“Nigerian Merger Control: Principle and Practice” is an analytical review of the Nigerian merger control regime under the Federal Competition and Consumer Protection Act 2018 (“FCCPA”) and the subsidiary enactments made pursuant to the FCCPA including the Notice of Threshold for Merger Notification 2019, The Federal Competition and Consumer Protection Act Merger Regulations 2020 (as Amended), The Federal Competition and Consumer Protection Commission Merger Review Guidelines (“Nigerian Merger Control Legislations”). The Book is divided into 4 (Four) parts. Below are the themes discussed in the 4 (Four) Parts of the Work
Part 1- Introduction
Part 1 starts with a description of mergers as a cyclical phenomenon with its workings deeply rooted in macro-economic factors and proceeds to discussing the rationale and catalysts for mergers. Part 1 then proceeds to discuss the objective of Nigerian competition law, generally and merger control specifically and argues that the Nigerian merger control has its foundation in the 1999 Constitution of the Federal Republic of Nigeria (as amended) with consumer welfare as its overarching objective. The Book also contends that whilst the African Continental Free Trade Agreement (“AfCFTA”) hold promises, it portends possible threat to the competitiveness of Nigeria as a sovereign political unit within the African continent. Part 1 further discusses the transactions covered within the ambits of the Nigerian Merger Control Legislations (“Covered Transactions”) e.g. combinations, asset acquisitions, share acquisitions, joint ventures. Part 1 concludes with the review of the merger review process contemplated by the Nigerian Merger Control Legislations
Part 2- Structural Analysis and Theories of Harm
Part 2 commences with discussions on market definition, that is, product market (including the interaction between demand-side substitutability, supply-side substitutability and potential competition) and geographic market. It emphasizes the importance of market definition but also highlights the relevant challenges with the exercise. It discusses the various qualitative and quantitative tools for market definition including but not limited to the SSNIP Test, the Critical Loss Analysis and Elasticities (that is, cross-price elasticity and own-price elasticity) etc. Part 2 turns to the examination of the various theories of harm associated with the classification mergers as horizontal, vertical and conglomerate mergers. Part 2 analyses the theories of harm contemplated by the Nigerian Merger Control Legislations, that is:
Part 3- Substantial Prevention and Lessening of Competition
The test espoused by the Nigerian Merger Control Legislations is the Substantial Prevention and Lessening of Competition test (“SPLC”). Part 3 commences with an examination of the contours of the SPLC test, that is (i) prevention of competition (ii) lessening of competition and (iii) substantiality. Part 3 then turns on the counterfactual analysis in the merger review process. Part goes further to examine the various tests for determining whether a proposed merger will have a SPLC effect.
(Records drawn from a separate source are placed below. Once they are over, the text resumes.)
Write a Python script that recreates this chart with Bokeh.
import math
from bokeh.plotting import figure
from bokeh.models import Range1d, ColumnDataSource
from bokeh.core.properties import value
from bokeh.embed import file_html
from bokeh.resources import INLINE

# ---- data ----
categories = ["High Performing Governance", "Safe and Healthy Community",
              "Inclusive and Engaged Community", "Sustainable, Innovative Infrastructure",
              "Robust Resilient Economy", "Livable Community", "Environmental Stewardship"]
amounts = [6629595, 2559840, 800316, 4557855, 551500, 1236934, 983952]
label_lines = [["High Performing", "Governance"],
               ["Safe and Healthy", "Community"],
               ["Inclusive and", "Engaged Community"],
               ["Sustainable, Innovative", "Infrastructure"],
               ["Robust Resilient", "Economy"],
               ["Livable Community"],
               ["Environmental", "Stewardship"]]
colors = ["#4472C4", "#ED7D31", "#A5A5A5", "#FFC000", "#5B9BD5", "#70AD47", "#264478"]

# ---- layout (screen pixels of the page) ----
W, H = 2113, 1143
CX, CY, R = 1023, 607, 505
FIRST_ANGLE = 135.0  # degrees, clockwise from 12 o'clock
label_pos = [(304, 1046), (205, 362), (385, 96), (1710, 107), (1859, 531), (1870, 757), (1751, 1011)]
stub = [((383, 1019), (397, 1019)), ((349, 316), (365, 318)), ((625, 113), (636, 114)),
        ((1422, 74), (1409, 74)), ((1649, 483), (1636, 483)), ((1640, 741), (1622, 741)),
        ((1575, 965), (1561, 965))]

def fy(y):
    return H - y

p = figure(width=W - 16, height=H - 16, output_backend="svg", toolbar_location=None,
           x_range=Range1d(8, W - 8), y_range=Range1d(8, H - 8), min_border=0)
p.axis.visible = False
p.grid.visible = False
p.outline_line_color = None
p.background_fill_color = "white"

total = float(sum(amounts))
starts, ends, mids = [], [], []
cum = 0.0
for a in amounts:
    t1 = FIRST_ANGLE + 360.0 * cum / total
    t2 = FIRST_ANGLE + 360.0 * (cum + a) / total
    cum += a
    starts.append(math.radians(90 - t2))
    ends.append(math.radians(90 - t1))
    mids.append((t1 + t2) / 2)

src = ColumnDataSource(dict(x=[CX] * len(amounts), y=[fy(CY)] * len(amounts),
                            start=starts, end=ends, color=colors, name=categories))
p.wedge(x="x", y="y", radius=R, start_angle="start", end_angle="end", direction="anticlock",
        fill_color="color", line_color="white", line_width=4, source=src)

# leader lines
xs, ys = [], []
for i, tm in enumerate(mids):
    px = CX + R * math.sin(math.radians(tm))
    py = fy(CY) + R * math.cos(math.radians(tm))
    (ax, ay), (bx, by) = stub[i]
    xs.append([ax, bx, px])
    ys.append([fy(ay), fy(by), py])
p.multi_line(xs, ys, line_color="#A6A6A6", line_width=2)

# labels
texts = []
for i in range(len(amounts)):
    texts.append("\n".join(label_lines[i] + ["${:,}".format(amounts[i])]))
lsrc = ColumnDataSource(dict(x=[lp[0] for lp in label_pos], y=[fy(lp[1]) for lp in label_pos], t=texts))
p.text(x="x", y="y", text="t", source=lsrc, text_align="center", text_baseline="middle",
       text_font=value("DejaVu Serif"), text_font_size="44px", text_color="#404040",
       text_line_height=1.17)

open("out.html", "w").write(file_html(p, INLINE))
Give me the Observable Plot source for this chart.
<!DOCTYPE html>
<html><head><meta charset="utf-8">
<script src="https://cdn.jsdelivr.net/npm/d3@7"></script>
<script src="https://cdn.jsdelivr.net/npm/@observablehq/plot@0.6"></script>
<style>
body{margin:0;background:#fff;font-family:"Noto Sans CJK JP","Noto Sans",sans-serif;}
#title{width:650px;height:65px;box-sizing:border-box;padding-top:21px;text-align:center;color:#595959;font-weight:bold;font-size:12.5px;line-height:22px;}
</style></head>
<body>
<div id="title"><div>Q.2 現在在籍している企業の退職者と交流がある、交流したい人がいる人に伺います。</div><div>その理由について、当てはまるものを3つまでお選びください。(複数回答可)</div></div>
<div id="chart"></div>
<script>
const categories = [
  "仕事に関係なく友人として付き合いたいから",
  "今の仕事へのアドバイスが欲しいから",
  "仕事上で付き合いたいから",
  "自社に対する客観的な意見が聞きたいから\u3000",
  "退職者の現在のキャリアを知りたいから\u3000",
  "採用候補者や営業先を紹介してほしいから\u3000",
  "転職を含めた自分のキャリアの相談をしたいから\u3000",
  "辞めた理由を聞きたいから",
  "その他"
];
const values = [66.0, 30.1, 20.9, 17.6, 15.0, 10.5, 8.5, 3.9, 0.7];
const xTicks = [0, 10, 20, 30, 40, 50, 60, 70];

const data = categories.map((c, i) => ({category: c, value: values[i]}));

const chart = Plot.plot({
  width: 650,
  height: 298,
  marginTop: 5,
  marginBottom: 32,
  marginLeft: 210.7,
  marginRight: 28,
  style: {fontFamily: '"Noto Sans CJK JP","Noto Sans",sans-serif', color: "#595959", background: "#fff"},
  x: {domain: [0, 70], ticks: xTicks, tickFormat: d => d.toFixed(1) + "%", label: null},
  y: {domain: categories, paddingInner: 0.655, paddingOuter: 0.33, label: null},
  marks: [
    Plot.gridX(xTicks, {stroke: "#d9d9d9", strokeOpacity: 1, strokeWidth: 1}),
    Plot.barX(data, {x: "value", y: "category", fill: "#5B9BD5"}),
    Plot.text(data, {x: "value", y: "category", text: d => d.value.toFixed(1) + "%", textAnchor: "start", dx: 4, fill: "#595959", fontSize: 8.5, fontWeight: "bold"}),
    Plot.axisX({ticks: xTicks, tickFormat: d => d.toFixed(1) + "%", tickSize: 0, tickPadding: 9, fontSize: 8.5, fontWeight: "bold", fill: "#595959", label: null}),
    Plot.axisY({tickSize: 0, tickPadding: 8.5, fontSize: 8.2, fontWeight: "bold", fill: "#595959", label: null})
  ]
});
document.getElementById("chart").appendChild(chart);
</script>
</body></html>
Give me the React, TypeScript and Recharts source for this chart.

Part 4-Trade Off Analysis and Remedies
Part 4 proceeds with the importance of a trade-off analysis when a proposed merger is found to be SPLC by examining efficiencies accruing from the merger. The work examines the efficiencies recognized by the Nigerian Merger Control Legislations. In addition to efficiencies, the Book discusses the trade off analysis in terms of the ability of Nigerian industries to compete in international markets, employment, interest of certain industries and the ability of the small and medium scale enterprises (“SMEs”) to compete effectively. The Book buttresses the importance of SMEs to the Nigerian market and recognizes that all SMEs are either directly affected by merger when they are absorbed or indirectly where the merging firms are more efficient competitors of the SMEs. Nevertheless, the Work argues that the competition authority should not proscribe efficient mergers that will benefit consumers solely for the protection of less efficient SMEs. The Book concludes with an analysis of the remedies for mergers that are SPLC. That is, structural remedies, behavioural remedies and hybrid remedies. It turns on the various ramifications of the remedies and the rationale for the regulatory preference for structural remedies above behavioural remedies.